UbuntuでのNFS設定完全ガイド|ファイル共有とサーバー運用の効率化

1. NFSとは?Ubuntuでの利点と基本的な用途

NFS(Network File System)は、ネットワークを介してファイルを共有するためのプロトコルです。本記事では、UbuntuでのNFSの基本的な使い方を解説し、特にサーバー管理においてNFSを導入するメリットや設定方法を紹介します。

NFSの仕組みと用途

NFSは、サーバーとクライアント間でのファイル共有を容易にし、リモートファイルシステムとして機能します。複数のLinuxサーバー間での同期や、クラウド環境でのバックアップ用途にも適しています。

UbuntuでNFSを利用するメリット

  • データ同期の効率化:複数サーバーが同一データにアクセスでき、管理がシンプルに。
  • Linux間の高い互換性:Ubuntuを含む多くのLinuxディストリビューションでNFSがサポートされています。
  • クラウドサービスでの利用:クラウドストレージでも柔軟なデータ共有が可能です。

2. 必要な準備:システム要件とNFSインストール方法

NFSを運用するには、適切なシステム環境が求められます。以下に、システム要件とNFSのインストール手順を説明します。

ハードウェアおよびソフトウェアの要件

  • CPUとメモリ:デュアルコア以上のCPUと最低2GBのメモリを推奨。
  • ネットワークとストレージ:安定したイーサネット接続と、データ共有用のストレージを用意します。

NFSパッケージのインストール

以下のコマンドでNFSサーバーとクライアントパッケージをインストールします。

sudo apt update
sudo apt install nfs-kernel-server nfs-common

LTSバージョンのUbuntuを使用すると、長期的なサポートが得られ、安定した環境を構築できます。

3. NFSサーバーのセットアップ

UbuntuでNFSサーバーをセットアップし、共有ディレクトリを作成して設定します。

共有ディレクトリの作成と設定

  1. ディレクトリ作成とアクセス権設定:以下のコマンドで共有ディレクトリ/nfsを作成し、全クライアントにアクセスを許可します。
   sudo mkdir /nfs
   sudo chmod 777 /nfs
  1. /etc/exportsファイルの編集:アクセス設定を行うには、以下のエントリーを追加します。
   /nfs *(rw,sync,no_subtree_check)

上記により、全クライアントからの読み書きアクセスが許可されます。

ファイアウォール設定

ファイアウォールが有効な場合、NFS用の2049番ポートを開放します。

sudo ufw allow from <クライアントIPアドレス> to any port nfs

4. NFSクライアントの設定

NFSクライアントの設定では、NFS接続に必要なパッケージのインストールと、NFSサーバーへのマウント設定を行います。

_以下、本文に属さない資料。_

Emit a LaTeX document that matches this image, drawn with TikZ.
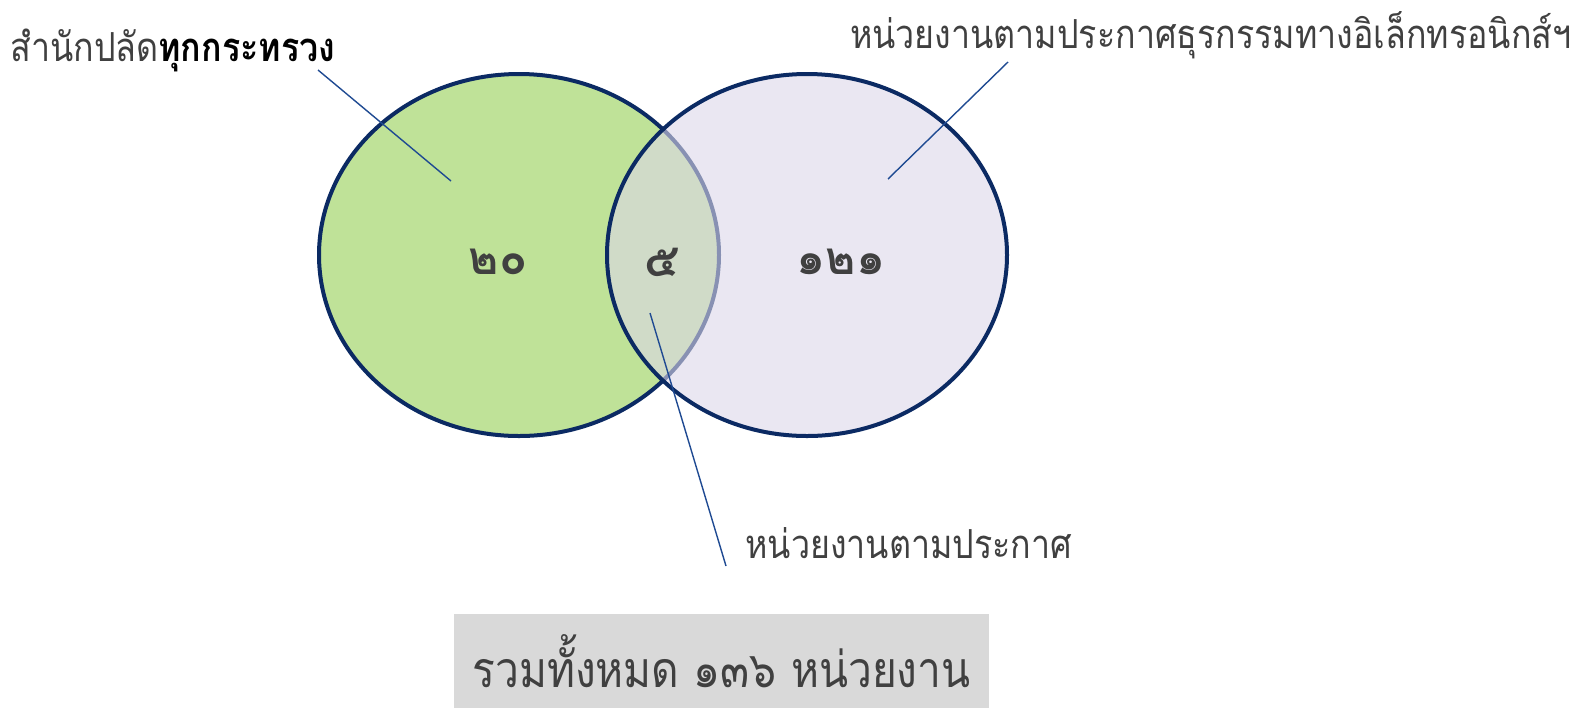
\documentclass[tikz,border=0pt]{standalone}
\usepackage{fontspec}
\newfontfamily\thaifont[Script=Thai]{Loma}
\newfontfamily\thainarrow[Script=Thai, FakeStretch=0.85]{Loma}
\usetikzlibrary{positioning}

\definecolor{venngreen}{HTML}{BFE298}
\definecolor{vennlilac}{HTML}{DCD7E9}
\definecolor{vennedge}{HTML}{0B2A63}
\definecolor{leadblue}{HTML}{1F4A92}
\definecolor{textgray}{HTML}{404040}
\definecolor{totalgray}{HTML}{D9D9D9}

\begin{document}
\begin{tikzpicture}[x=0.5pt, y=-0.5pt,
  font=\thaifont, text=textgray,
  label/.style={font=\thainarrow\fontsize{20}{24}\selectfont, inner sep=0pt},
  count/.style={font=\thaifont\bfseries\fontsize{23}{26}\selectfont},
  leader/.style={leadblue, line width=0.7pt}]
\useasboundingbox (0,0) rectangle (1579,708);

% the two sets
\draw[vennedge, line width=2pt, fill=venngreen] (519,255) ellipse [x radius=200, y radius=181];
\draw[vennedge, line width=2pt, fill=vennlilac, fill opacity=0.6] (807,255) ellipse [x radius=200, y radius=181];

% counts
\node[count] (left) at (498,262) {๒๐};
\node[count] (both) at (662,262) {๕};
\node[count] (right) at (841,262) {๑๒๑};

% labels
\node[label, anchor=west] (ministry) at (10,50) {สำนักปลัด{\color{black}\bfseries ทุกกระทรวง}};
\node[label, anchor=east] (etrans) at (1572,35) {หน่วยงานตามประกาศธุรกรรมทางอิเล็กทรอนิกส์ฯ};
\node[label, anchor=west] (decree) at (745,543) {หน่วยงานตามประกาศ};

\coordinate (ministry end) at (318,70);
\coordinate (ministry in) at (451,181);
\coordinate (etrans end) at (1008,62);
\coordinate (etrans in) at (888,179);
\coordinate (decree end) at (726,566);
\coordinate (decree in) at (650,313);
\draw[leader] (ministry end) -- (ministry in);
\draw[leader] (etrans end) -- (etrans in);
\draw[leader] (decree end) -- (decree in);

% total
\node[fill=totalgray, minimum width=267.5pt, minimum height=47pt, inner sep=0pt,
      font=\thainarrow\fontsize{25}{30}\selectfont] (total) at (721.5,661) {รวมทั้งหมด ๑๓๖ หน่วยงาน};
\end{tikzpicture}
\end{document}
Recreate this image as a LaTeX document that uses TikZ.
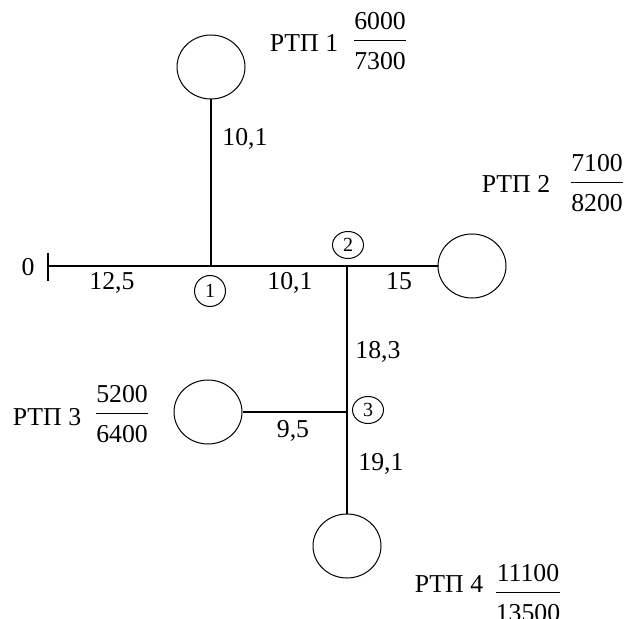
\documentclass[tikz,border=0pt]{standalone}
\usepackage{fontspec}
\setmainfont{Liberation Serif}
\usetikzlibrary{shapes.geometric}
\newcommand{\frc}[2]{$\displaystyle\frac{\mbox{#1}}{\mbox{\rule{0pt}{10.4pt}#2}}$}
\begin{document}
\begin{tikzpicture}
  [x=0.4pt,y=-0.4pt,every node/.style={font=\fontsize{10.3}{12.4}\selectfont}]
  \tikzstyle{rtp} = [draw,ellipse,minimum width=27.2pt,minimum height=25.6pt,inner sep=0pt,line width=0.4pt]
  \tikzstyle{num} = [draw,ellipse,minimum width=12.4pt,minimum height=12.4pt,inner sep=0pt,line width=0.4pt,font=\fontsize{8}{9.6}\selectfont]
  \tikzstyle{len} = [anchor=base,inner sep=0pt]
  \useasboundingbox (0,0) rectangle (627,619);
  % feeder points
  \coordinate (s0) at (48,266);
  \coordinate (t0a) at (48,253);
  \coordinate (t0b) at (48,281);
  \coordinate (j1) at (211,266);
  \coordinate (j2) at (347,266);
  \coordinate (j3) at (347,412);
  % substations
  \node[rtp] (rtp1) at (211,67)  {};
  \node[rtp] (rtp2) at (472,266) {};
  \node[rtp] (rtp3) at (208,412) {};
  \node[rtp] (rtp4) at (347,546) {};
  \node[num] (n1) at (210,291) {1};
  \node[num,minimum height=10.8pt] (n2) at (348,245) {2};
  \node[num,minimum height=10.8pt] (n3) at (368,410) {3};
  \draw[line width=0.6pt] (t0a) -- (t0b);
  \foreach \source /\dest in {s0/j1,j1/j2,j1/rtp1,j2/rtp2,j2/j3,j3/rtp3,j3/rtp4}
   \draw[line width=0.6pt] (\source) -- (\dest);
  % section lengths
  \node[len] (l0) at (28,275) {0};
  \node[len] (l01) at (112,290) {12,5};
  \node[len] (l1a) at (245,146) {10,1};
  \node[len] (l12) at (290,290) {10,1};
  \node[len] (l2a) at (399,290) {15};
  \node[len] (l23) at (378,358) {18,3};
  \node[len] (l3a) at (293,437) {9,5};
  \node[len] (l3b) at (381,470) {19,1};
  % names and loads
  \node[len] (name1) at (304,52)  {РТП 1};
  \node[len] (name2) at (516,193) {РТП 2};
  \node[len] (name3) at (47,425)  {РТП 3};
  \node[len] (name4) at (449,592) {РТП 4};
  \node[inner sep=0pt] (load1) at (380,41)  {\frc{6000}{7300}};
  \node[inner sep=0pt] (load2) at (597,183) {\frc{7100}{8200}};
  \node[inner sep=0pt] (load3) at (122,414) {\frc{5200}{6400}};
  \node[inner sep=0pt] (load4) at (528,593) {\frc{11100}{13500}};
\end{tikzpicture}
\end{document}
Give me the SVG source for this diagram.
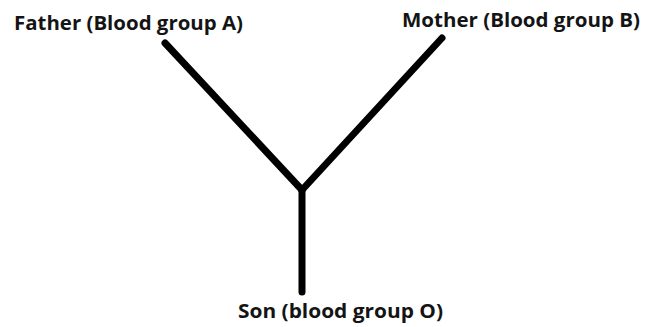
<svg xmlns="http://www.w3.org/2000/svg" width="660" height="327" viewBox="0 0 660 327">
  <style>
    .label { font-family: "Open Sans", "Liberation Sans", sans-serif; font-weight: 700; font-size: 19.5px; fill: #141414; }
    .link { stroke: #000; stroke-width: 7; stroke-linecap: round; stroke-linejoin: round; fill: none; }
  </style>
  <rect width="660" height="327" fill="#fff"/>
  <g id="connectors">
    <path class="link" d="M165 43 L302 190"/>
    <path class="link" d="M442 38 L302 190"/>
    <path class="link" d="M302 190 L302 292"/>
  </g>
  <g id="father">
    <text class="label" x="14" y="30" textLength="229" lengthAdjust="spacingAndGlyphs">Father (Blood group A)</text>
  </g>
  <g id="mother">
    <text class="label" x="402" y="27" textLength="238" lengthAdjust="spacingAndGlyphs">Mother (Blood group B)</text>
  </g>
  <g id="son">
    <text class="label" x="238" y="318" textLength="205" lengthAdjust="spacingAndGlyphs">Son (blood group O)</text>
  </g>
</svg>
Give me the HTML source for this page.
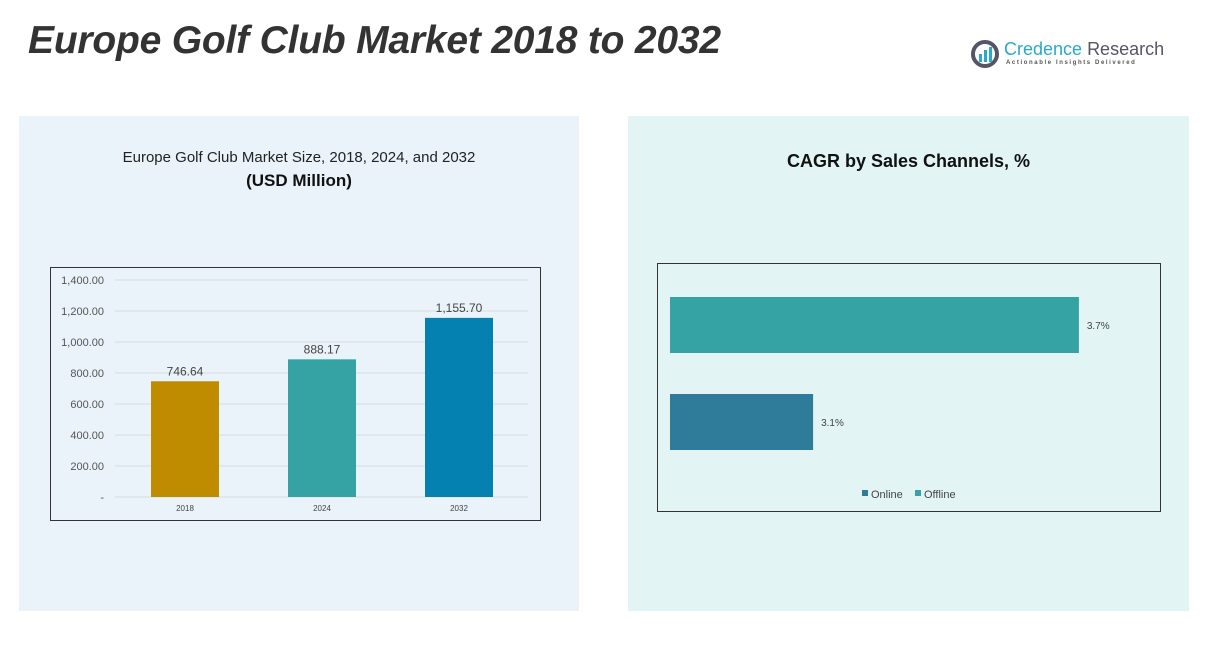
<!DOCTYPE html>
<html><head><meta charset="utf-8"><style>
body{margin:0;width:1210px;height:646px;background:#fff;font-family:"Liberation Sans",sans-serif;position:relative;overflow:hidden}
.abs{position:absolute}
</style></head><body>
<div class="abs" style="left:28px;top:19px;font-size:39px;font-weight:bold;font-style:italic;color:#333;letter-spacing:-0.2px">Europe Golf Club Market 2018 to 2032</div>
<div class="abs" style="left:970px;top:38px;width:200px;height:34px">
 <svg width="32" height="32" style="position:absolute;left:0;top:0"><circle cx="15" cy="16" r="12" fill="none" stroke="#556" stroke-width="4"/><rect x="9" y="16" width="3" height="8" fill="#2aa9c9"/><rect x="14" y="12" width="3" height="12" fill="#2aa9c9"/><rect x="19" y="9" width="3" height="15" fill="#2aa9c9"/></svg>
 <div class="abs" style="left:34px;top:1px;font-size:18px;color:#2aa9c9;white-space:nowrap">Credence <span style="color:#556">Research</span></div>
 <div class="abs" style="left:36px;top:22px;font-size:6px;letter-spacing:1.6px;color:#555;white-space:nowrap;font-weight:bold">Actionable Insights Delivered</div>
</div>
<div class="abs" style="left:19px;top:116px;width:560px;height:495px;background:#eaf3f9"></div>
<div class="abs" style="left:628px;top:116px;width:561px;height:495px;background:#e3f4f5"></div>
<div class="abs" style="left:19px;top:149px;width:560px;text-align:center;font-size:15px;color:#222">Europe Golf Club Market Size, 2018, 2024, and 2032</div>
<div class="abs" style="left:19px;top:171px;width:560px;text-align:center;font-size:17px;font-weight:bold;color:#111">(USD Million)</div>
<div class="abs" style="left:628px;top:151px;width:561px;text-align:center;font-size:18px;font-weight:bold;color:#111">CAGR by Sales Channels, %</div>
<svg class="abs" style="left:0;top:0" width="1210" height="646" id="svg">
<rect x="50.5" y="267.5" width="490" height="253" fill="none" stroke="#333"/>
<rect x="657.5" y="263.5" width="503" height="248" fill="none" stroke="#333"/>
<g id="left"></g><g id="right"></g>
</svg>
<script>
const years=["2018","2024","2032"];
const marketValues=[746.64,888.17,1155.70];
const valueLabels=["746.64","888.17","1,155.70"];
const yTicks=[0,200,400,600,800,1000,1200,1400];
const yTickLabels=["-","200.00","400.00","600.00","800.00","1,000.00","1,200.00","1,400.00"];
const channels=["Offline","Online"];
const cagrValues=[3.7,3.1];
const cagrLabels=["3.7%","3.1%"];
const NS="http://www.w3.org/2000/svg";
function mk(t,a,p){const e=document.createElementNS(NS,t);for(const k in a)e.setAttribute(k,a[k]);p.appendChild(e);return e;}
const L=document.getElementById('left');
const y=v=>497-v*(217/1400);
const xc=i=>185+i*137;
yTicks.forEach((t,i)=>{
 const g=mk('line',{x1:115,x2:528,y1:y(t),y2:y(t),stroke:'#d8dde0'},L);
 
 
 const tx=mk('text',{x:104,y:y(t)+4,'text-anchor':'end','font-size':11,fill:'#555'},L);
 tx.textContent=yTickLabels[i];
 
 
});
const cols=["#bf8c00","#35a3a3","#0481b0"];
years.forEach((yr,i)=>{
 const r=mk('rect',{x:xc(i)-34,y:y(marketValues[i]),width:68,height:497-y(marketValues[i]),fill:cols[i]},L);
 
 
 const t=mk('text',{x:xc(i),y:y(marketValues[i])-6,'text-anchor':'middle','font-size':12,fill:'#444'},L);
 t.textContent=valueLabels[i];
 
 
 const xl=mk('text',{x:xc(i),y:511,'text-anchor':'middle','font-size':8,fill:'#444'},L);
 xl.textContent=yr;
 
 
});
const R=document.getElementById('right');
const xr=v=>670+(v-2.777)*443;
const rcols=["#35a3a3","#2f7b9a"];
channels.forEach((c,i)=>{
 const top=297+i*97;
 const r=mk('rect',{x:670,y:top,width:xr(cagrValues[i])-670,height:56,fill:rcols[i]},R);
 
 
 const t=mk('text',{x:xr(cagrValues[i])+8,y:top+32,'font-size':10,fill:'#444'},R);
 t.textContent=cagrLabels[i];
 
 
});
[["Online","#2f7b9a",862],["Offline","#35a3a3",915]].forEach(l=>{
 const s=mk('rect',{x:l[2],y:490,width:6,height:6,fill:l[1]},R);
 
 
 const t=mk('text',{x:l[2]+9,y:498,'font-size':11,fill:'#444'},R);
 t.textContent=l[0];
 
 
});
</script>
</body></html>
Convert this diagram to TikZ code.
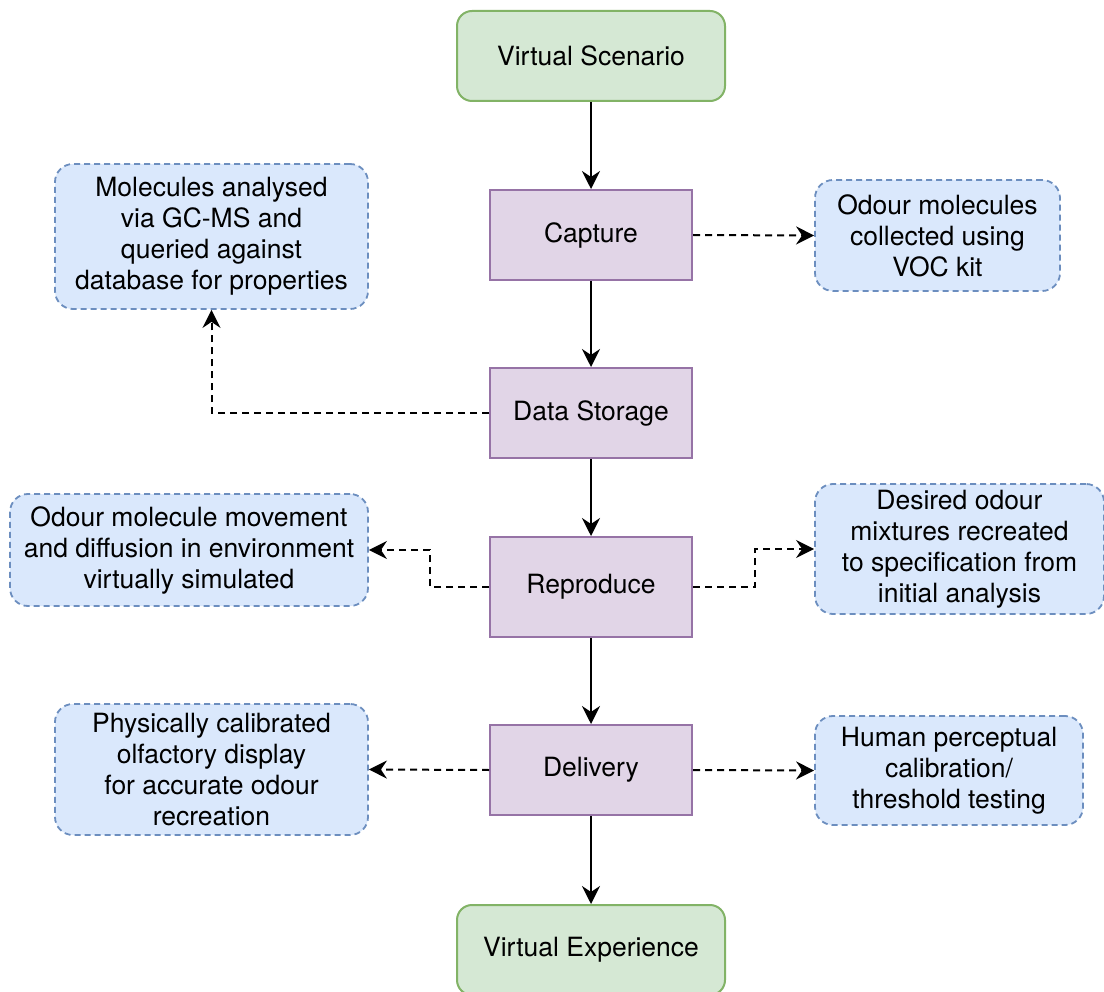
\documentclass[tikz,border=0pt]{standalone}
\usepackage{fontspec}
\setmainfont{TeX Gyre Heros}
\usetikzlibrary{arrows.meta}

\definecolor{termfill}{HTML}{D5E8D4}
\definecolor{termline}{HTML}{82B366}
\definecolor{stagefill}{HTML}{E1D5E7}
\definecolor{stageline}{HTML}{9673A6}
\definecolor{notefill}{HTML}{DAE8FC}
\definecolor{noteline}{HTML}{6C8EBF}

\tikzset{
  x=1pt, y=-1pt,
  every node/.style={font=\fontsize{26.5}{31}\selectfont, align=center, inner sep=0pt},
  terminal/.style={draw=termline, fill=termfill, line width=2pt, rounded corners=15pt,
                   minimum width=268pt, minimum height=90pt},
  stagebox/.style={draw=stageline, fill=stagefill, line width=2pt,
                   minimum width=202pt, minimum height=90pt},
  notebox/.style={draw=noteline, fill=notefill, line width=1.8pt, rounded corners=18pt,
                  dash pattern=on 6pt off 4pt},
  tip/.style={-{Stealth[length=18pt,width=18pt,inset=6pt]}},
  flow/.style={draw=black, line width=2pt, tip},
  aside/.style={draw=black, line width=2pt, dash pattern=on 7pt off 5pt, tip}
}

\begin{document}
\begin{tikzpicture}
\clip (0,0) rectangle (1104,992);
\fill[white] (0,0) rectangle (1104,992);

% main chain
\node[terminal] (scen) at (591,56) {Virtual Scenario};
\node[stagebox] (cap) at (591,235) {Capture};
\node[stagebox] (store) at (591,413) {Data Storage};
\node[stagebox, minimum height=100pt] (rep) at (591,587) {Reproduce};
\node[stagebox] (del) at (591,770) {Delivery};
\node[terminal] (exp) at (591,950) {Virtual Experience};

% side notes
\node[notebox, minimum width=313pt, minimum height=145pt] (gcms) at (211.5,236.5)
  {Molecules analysed\\via GC-MS and\\queried against\\database for properties};
\node[notebox, minimum width=245pt, minimum height=111pt] (voc) at (937.5,235.5)
  {Odour molecules\\collected using\\VOC kit};
\node[notebox, minimum width=358pt, minimum height=112pt] (sim) at (189,550)
  {Odour molecule movement\\and diffusion in environment\\virtually simulated};
\node[notebox, minimum width=289pt, minimum height=130pt] (mix) at (959.5,549)
  {Desired odour\\mixtures recreated\\to specification from\\initial analysis};
\node[notebox, minimum width=313pt, minimum height=131pt] (disp) at (211.5,769.5)
  {Physically calibrated\\olfactory display\\for accurate odour\\recreation};
\node[notebox, minimum width=268pt, minimum height=109pt] (human) at (949,770.5)
  {Human perceptual\\calibration/\\threshold testing};

% solid flow
\draw[flow] (scen) -- (cap);
\draw[flow] (cap) -- (store);
\draw[flow] (store) -- (rep);
\draw[flow] (rep) -- (del);
\draw[flow] (del) -- (exp);

% dashed side links
\draw[aside] (cap.east) -- (voc.west);
\draw[aside] (store.west) -| (gcms.south);
\draw[aside] (rep.west) -- ++(-59,0) |- (sim.east);
\draw[aside] (rep.east) -- ++(62,0) |- (mix.west);
\draw[aside] (del.west) -- (disp.east);
\draw[aside] (del.east) -- (human.west);
\end{tikzpicture}
\end{document}
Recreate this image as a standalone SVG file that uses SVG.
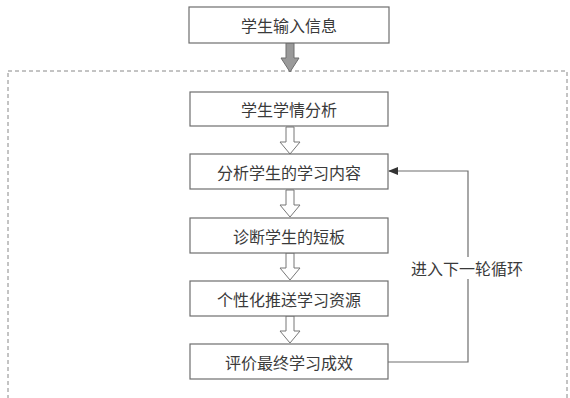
<svg xmlns="http://www.w3.org/2000/svg" width="570" height="398" viewBox="0 0 570 398">
<style>
.box{fill:#fff;stroke:#6e6e6e;stroke-width:1.2}
.t{font-family:"Noto Sans CJK SC","Noto Sans",sans-serif;font-size:16px;fill:#3a3a3a;text-anchor:middle;dominant-baseline:central}
.ha{fill:#fff;stroke:#777;stroke-width:1}
.ln{fill:none;stroke:#6e6e6e;stroke-width:1.2}
</style>
<defs>
<marker id="ah" markerWidth="10" markerHeight="8" refX="9" refY="4" orient="auto" markerUnits="userSpaceOnUse">
<path d="M0,0 L10,4 L0,8 Z" fill="#333"/>
</marker>
</defs>
<rect width="570" height="398" fill="#fff"/>
<rect x="8" y="71" width="559" height="340" fill="none" stroke="#888" stroke-width="1" stroke-dasharray="4,3"/>
<g id="connectors">
<path d="M286,43 L294,43 L294,58 L299,58 L290,72 L281,58 L286,58 Z" fill="#9a9a9a" stroke="#6e6e6e" stroke-width="1"/>
<path class="ha" d="M286,127 L294,127 L294,142 L300,142 L290,154 L280,142 L286,142 Z"/>
<path class="ha" d="M286,190 L294,190 L294,205 L300,205 L290,217 L280,205 L286,205 Z"/>
<path class="ha" d="M286,253 L294,253 L294,268 L300,268 L290,280 L280,268 L286,268 Z"/>
<path class="ha" d="M286,316 L294,316 L294,331 L300,331 L290,343 L280,331 L286,331 Z"/>
<path class="ln" d="M388,362 L468,362 L468,171 L389,171" marker-end="url(#ah)"/>
<rect x="406" y="257" width="122" height="22" fill="#fff"/>
<text class="t" x="467" y="268">进入下一轮循环</text>
</g>
<g id="n0"><rect class="box" x="189" y="7" width="200" height="36"/><text class="t" x="289" y="25">学生输入信息</text></g>
<g id="n1"><rect class="box" x="190" y="92" width="198" height="34"/><text class="t" x="289" y="109">学生学情分析</text></g>
<g id="n2"><rect class="box" x="190" y="154" width="198" height="35"/><text class="t" x="289" y="171.5">分析学生的学习内容</text></g>
<g id="n3"><rect class="box" x="190" y="218" width="198" height="35"/><text class="t" x="289" y="235.5">诊断学生的短板</text></g>
<g id="n4"><rect class="box" x="190" y="281" width="198" height="35"/><text class="t" x="289" y="298.5">个性化推送学习资源</text></g>
<g id="n5"><rect class="box" x="190" y="344" width="198" height="35"/><text class="t" x="289" y="361.5">评价最终学习成效</text></g>
</svg>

クライアントでのパッケージインストールとマウント設定

  1. NFSクライアントパッケージのインストール:クライアント側でnfs-commonをインストールします。
   sudo apt install nfs-common
  1. NFSディレクトリのマウント:以下のコマンドで手動マウント、または/etc/fstabに自動マウント設定を追加します。
   sudo mount <サーバーIPアドレス>:/nfs /mnt

自動マウント設定:

   <サーバーIPアドレス>:/nfs /mnt nfs defaults 0 0

マウント状況を確認するには、df -hコマンドを実行します。

5. 運用管理とトラブルシューティング

NFS運用時に頻出する問題の解決方法や、管理に役立つコマンドを紹介します。

自動マウント設定

再起動時にもマウントが維持されるように、chkconfigを使用してnetfsの自動起動を有効にします。

sudo chkconfig netfs on

よくあるトラブルと解決法

  • アクセス拒否エラー:「Permission denied」エラーが発生する場合、共有ディレクトリのパーミッションと/etc/exports設定を確認します。
  • NFSバージョンの不一致:NFSバージョンの違いによる接続問題を避けるために、nfsvers=3などのオプションでバージョン指定が可能です。

6. NFSの高度な活用例

Webサーバーでの負荷対策

NFSは、複数のWebサーバーが同一ファイルにアクセスする環境で有効です。NFSにより、サーバー間でのデータ共有が容易になり、負荷分散が図れます。

クラウド環境でのNFS利用

AWSやGCPなどのクラウドサービスでは、NFSベースのファイル共有を提供しており、クラウド上でも効率的なデータ管理が実現します。

7. まとめ

本記事では、UbuntuでのNFSセットアップ方法を解説し、日常運用に必要な管理方法やトラブル対応について紹介しました。NFSを活用することで、データ共有の効率化やシステムの柔軟性が向上し、クラウド環境や高負荷のWebサーバーにも対応可能です。